A critical analysis of the tumour immunosurveillance controversy for 3-MCA-induced sarcomas

Sheila and David Fuentes Program in Cancer Biology, Sylvester Comprehensive Cancer Center and the Department of Microbiology and Immunology, University of Miami Miller School of Medicine, Miami, FL 33136, USA.

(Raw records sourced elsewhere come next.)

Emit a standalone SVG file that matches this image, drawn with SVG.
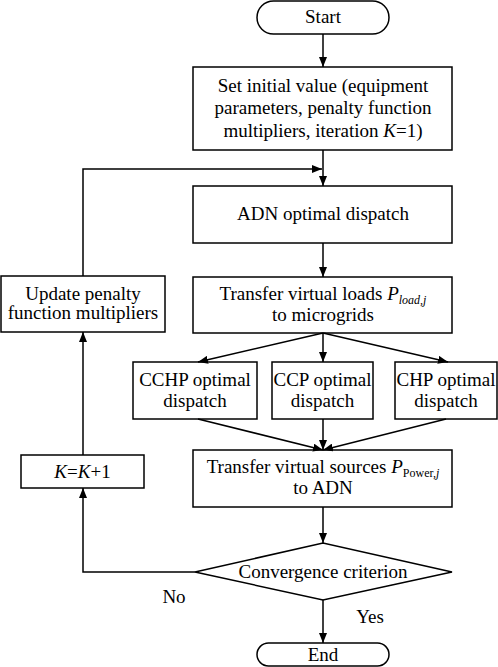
<svg xmlns="http://www.w3.org/2000/svg" width="498" height="667" viewBox="0 0 498 667">
<style>
.b{fill:#fff;stroke:#000;stroke-width:1.5}
.t{font-family:"Liberation Serif","Times New Roman",serif;font-size:19px;fill:#000;text-anchor:middle}
.c{fill:none;stroke:#000;stroke-width:1.5}
.i{font-style:italic}
</style>
<defs>
<marker id="a" viewBox="0 0 10 8" refX="10" refY="4" markerWidth="10" markerHeight="8" markerUnits="userSpaceOnUse" orient="auto">
<path d="M0,0 L10,4 L0,8 Z" fill="#000"/>
</marker>
</defs>
<g id="start"><rect class="b" x="257" y="1" width="132" height="33" rx="16.5"/><text class="t" x="323" y="23">Start</text></g>
<g id="init"><rect class="b" x="193" y="67" width="259" height="83"/>
<text class="t" x="323" y="92">Set initial value (equipment</text>
<text class="t" x="323" y="114">parameters, penalty function</text>
<text class="t" x="323" y="137">multipliers, iteration <tspan class="i">K</tspan>=1)</text></g>
<g id="adn"><rect class="b" x="193" y="186" width="259" height="57"/><text class="t" x="323" y="220">ADN optimal dispatch</text></g>
<g id="loads"><rect class="b" x="193" y="277" width="259" height="56"/>
<text class="t" x="323" y="300">Transfer virtual loads <tspan class="i">P</tspan><tspan class="i" font-size="12" dy="4">load,j</tspan></text>
<text class="t" x="323" y="321">to microgrids</text></g>
<g id="update"><rect class="b" x="1" y="276" width="164" height="56"/>
<text class="t" x="83" y="300">Update penalty</text>
<text class="t" x="83" y="319">function multipliers</text></g>
<g id="cchp"><rect class="b" x="133" y="362" width="124" height="57"/>
<text class="t" x="195" y="386">CCHP optimal</text><text class="t" x="195" y="407">dispatch</text></g>
<g id="ccp"><rect class="b" x="272" y="362" width="101" height="57"/>
<text class="t" x="322.500" y="386">CCP optimal</text><text class="t" x="322.500" y="407">dispatch</text></g>
<g id="chp"><rect class="b" x="395" y="362" width="102" height="57"/>
<text class="t" x="446" y="386">CHP optimal</text><text class="t" x="446" y="407">dispatch</text></g>
<g id="sources"><rect class="b" x="193" y="450" width="259" height="57"/>
<text class="t" x="323" y="473">Transfer virtual sources <tspan class="i">P</tspan><tspan font-size="12" dy="4">Power,</tspan><tspan class="i" font-size="12">j</tspan></text>
<text class="t" x="323" y="494">to ADN</text></g>
<g id="kinc"><rect class="b" x="21" y="455" width="123" height="33"/>
<text class="t" x="82.500" y="478"><tspan class="i">K</tspan>=<tspan class="i">K</tspan>+1</text></g>
<g id="conv"><polygon class="b" points="195,572 323,543 452,572 323,600"/>
<text class="t" x="323" y="578">Convergence criterion</text></g>
<g id="end"><rect class="b" x="257" y="643" width="132" height="23" rx="11.500"/><text class="t" x="323" y="661">End</text></g>
<g id="connectors">
<line class="c" x1="323" y1="34" x2="323" y2="67" marker-end="url(#a)"/>
<line class="c" x1="323" y1="150" x2="323" y2="186" marker-end="url(#a)"/>
<polyline class="c" points="83,276 83,169 322,169" marker-end="url(#a)"/>
<line class="c" x1="323" y1="243" x2="323" y2="277" marker-end="url(#a)"/>
<line class="c" x1="323" y1="333" x2="198" y2="362" marker-end="url(#a)"/>
<line class="c" x1="323" y1="333" x2="323" y2="362" marker-end="url(#a)"/>
<line class="c" x1="323" y1="333" x2="448" y2="362" marker-end="url(#a)"/>
<line class="c" x1="198" y1="419" x2="323" y2="450" marker-end="url(#a)"/>
<line class="c" x1="323" y1="419" x2="323" y2="450" marker-end="url(#a)"/>
<line class="c" x1="446" y1="419" x2="323" y2="450" marker-end="url(#a)"/>
<line class="c" x1="323" y1="507" x2="323" y2="543" marker-end="url(#a)"/>
<polyline class="c" points="195,572 83,572 83,488" marker-end="url(#a)"/>
<line class="c" x1="83" y1="455" x2="83" y2="332" marker-end="url(#a)"/>
<line class="c" x1="323" y1="600" x2="323" y2="643" marker-end="url(#a)"/>
<text class="t" x="174" y="603">No</text>
<text class="t" x="370" y="623">Yes</text>
</g>
</svg>
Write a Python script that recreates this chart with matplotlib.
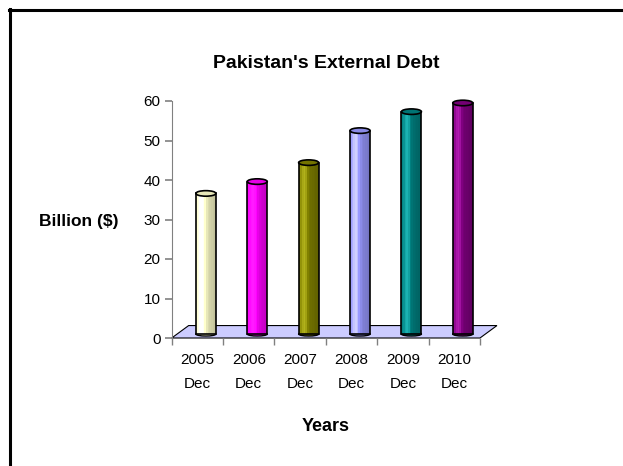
import matplotlib.pyplot as plt
import matplotlib.patches as mpatches
import matplotlib.colors as mcolors
import numpy as np

plt.rcParams['font.family'] = ['Liberation Sans', 'DejaVu Sans']

# data
years = ['2005\nDec', '2006\nDec', '2007\nDec', '2008\nDec', '2009\nDec', '2010\nDec']
debt = [35.6, 38.6, 43.4, 51.5, 56.3, 58.5]
colors = ['#FFFFCC', '#FF00FF', '#808000', '#9999FF', '#008080', '#800080']

W, H = 623, 466
fig = plt.figure(figsize=(W / 100, H / 100), dpi=100)
ax = fig.add_axes([171.7 / W, (H - 338) / H, (480 - 171.7) / W, (338 - 101) / H])

n = len(years)
x = np.arange(n)
ax.set_xlim(-0.5, n - 0.5)
ax.set_ylim(0, 60)

# fake 3d depth (category units / value units)
dx, dy = 0.33, 3.15
floor = mpatches.Polygon([(-0.5, 0), (n - 0.5, 0), (n - 0.5 + dx, dy), (-0.5 + dx, dy)],
                         closed=True, facecolor='#CCCCFF', edgecolor='black', lw=0.8,
                         clip_on=False, zorder=1)
ax.add_patch(floor)

bw = 0.39
base = 1.0
xs = x + dx / 2
for xi, v, c in zip(xs, debt, colors):
    rgb = np.array(mcolors.to_rgb(c))
    # cylinder body with simple shading strips
    nstrip = 12
    for k in range(nstrip):
        t = (k + 0.5) / nstrip
        shade = 1.0 + 0.25 * np.exp(-((t - 0.3) / 0.18) ** 2) - 0.25 * t
        col = np.clip(rgb * shade + (shade > 1) * (shade - 1) * 0.6, 0, 1)
        ax.bar(xi - bw / 2 + k * bw / nstrip, v, width=bw / nstrip, bottom=base,
               color=col, align='edge', lw=0, clip_on=False, zorder=2)
    ax.add_patch(mpatches.Rectangle((xi - bw / 2, base), bw, v, fill=False,
                                    edgecolor='black', lw=1.2, clip_on=False, zorder=3))
    cap = mpatches.Ellipse((xi, base + v), bw, 1.4, facecolor=np.clip(rgb * 0.9, 0, 1),
                           edgecolor='black', lw=1.2, clip_on=False, zorder=4)
    ax.add_patch(cap)
    bot = mpatches.Ellipse((xi, base), bw, 1.0, facecolor=rgb, edgecolor='black',
                           lw=1.0, clip_on=False, zorder=1.5)
    ax.add_patch(bot)

for s in ['top', 'right']:
    ax.spines[s].set_visible(False)
ax.spines['left'].set_color('#808080')
ax.spines['bottom'].set_visible(False)
ax.set_yticks(range(0, 61, 10))
ax.tick_params(axis='y', colors='#808080', labelcolor='black', labelsize=11,
               length=5, width=1.2, pad=3)
ax.set_xticks(np.arange(n + 1) - 0.5, minor=True)
ax.set_xticks(x)
ax.set_xticklabels(years, fontsize=11, linespacing=1.85)
ax.tick_params(axis='x', which='major', length=0, pad=11)
ax.tick_params(axis='x', which='minor', length=5, width=1, colors='#808080')

ax.set_title("Pakistan's External Debt", fontsize=14, fontweight='bold', pad=24)
ax.set_xlabel('Years', fontsize=13, fontweight='bold', labelpad=20)
ax.set_ylabel('Billion ($)', fontsize=12.5, fontweight='bold', rotation=0,
              va='center', ha='center')
ax.yaxis.set_label_coords(-0.3, 0.49)
ax.patch.set_alpha(0)

# outer frame (only top and left edges visible)
fig.add_artist(plt.Line2D([9 / W, 1], [1 - 9.5 / H, 1 - 9.5 / H], color='black', lw=2.2))
fig.add_artist(plt.Line2D([9.5 / W, 9.5 / W], [0, 1 - 8.5 / H], color='black', lw=2.2))

fig.savefig('out.png', dpi=100)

British Journal of Cancer (Impact Factor: 4.82). 09/2009; 101(3):381-6. DOI: 10.1038/sj.bjc.6605198
Source: PubMed

ABSTRACT The cancer immunoediting hypothesis has gained significant footing over the past decade as a result of work performed using sarcomas induced by 3-methylcholanthrene (3-MCA) in mice. Despite the progress made by several groups in establishing evidence for the three phases of immunoediting (elimination, equilibrium and escape), there continues to be active controversy on the nature of interaction between spontaneously formed tumour cells and the immune system during the early phases of tumourigenesis. At the root of this controversy is conflicting and unresolved evidence spanning back to the 1970s regarding the incidence and frequency of 3-MCA-induced sarcomas in immunocompetent mice as compared to immunodeficient mice. In this mini review we provide a critical analysis of both sides of this controversy.